I never went out there unarmed, and the folks who chose not to carry firearms had pepper spray. However the most common encounter was seeing a dog at 50-100 yards, and the dog leaving. Occasionally one would bark or growl but not approach. We had only one close call, some really large mixed breed, and my gut feeling that all the growling and posturing from 30 feet away was just saying don't come any closer. We never found out, some tweaker crawled out of a tent and grabbed the dog. Just in time, the federal agency guy with me was about to soil his shorts. There were a few others that approached aggressively but responded to "stop" commands and backed off. I was really surprised, but we had very few problems. Once the construction crews came in most of the homeless moved on, we're still up there a few weeks a year but it's no longer the wild west.

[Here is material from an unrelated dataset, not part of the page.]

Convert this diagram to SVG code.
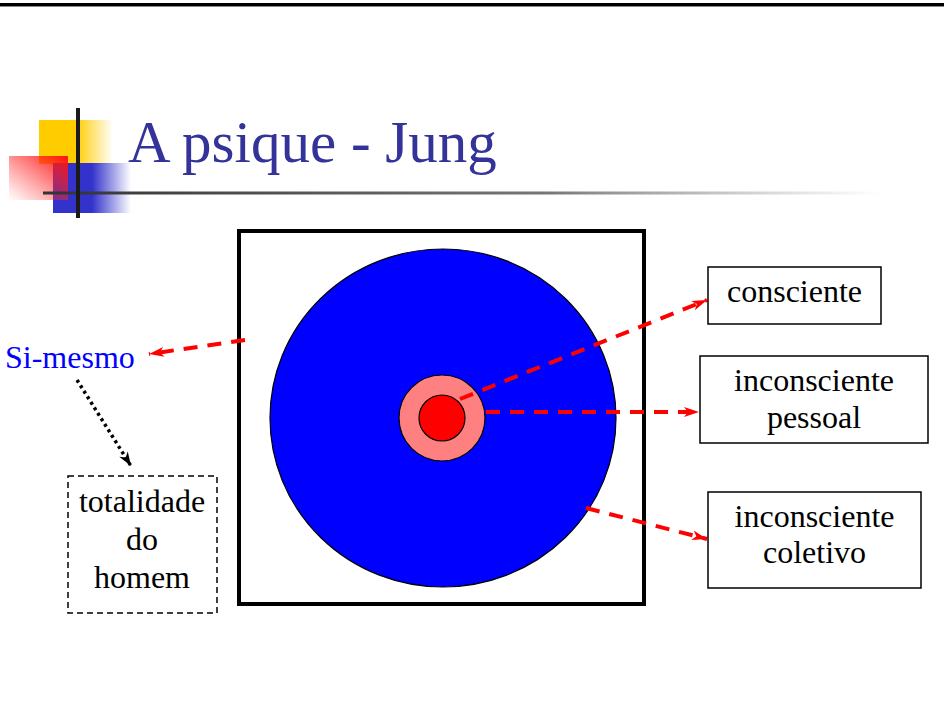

I've told this story from earlier this year in another thread, easy enough to repeat it here. This one was not far from the above site but on state park land, during a site visit related to writing a NEPA document. I'd hiked in a couple miles to characterize a site, was done and almost back to the trailhead. Again this is swamps and willow thickets, very poor sight lines. Came around a corner of the winding trail, had just picked up the sounds of a homeless camp off to one side at quite a distance, and as I round the turn saw a very large pit bull in the trail facing away from me. It spun around, growling and approaching aggressively. Can't tell you exactly how I knew, but I knew this one wasn't bluffing. As soon as I cleared the holster it spun around again and ran. Pretty sure it knew that guns make loud noises that hurt sensitive dog ears. I was really happy that I didn't need to shoot that dog, it was a particularly handsome critter. Ironically I had Underwood Xtreme Penetrators in the pistol because that site is really high density black bear country and I'd just seen fresh scat and tracks.
Next week starts a new adventure, we just got a signed contract for a remote 3,200 acre site up in the coast range. Project site is in a region notorious for illegal cannabis grows, which probably means more sketchy guys with aggressive dogs... five minutes on Google Earth and I counted at least 12 illegal greenhouses within a mile of the site.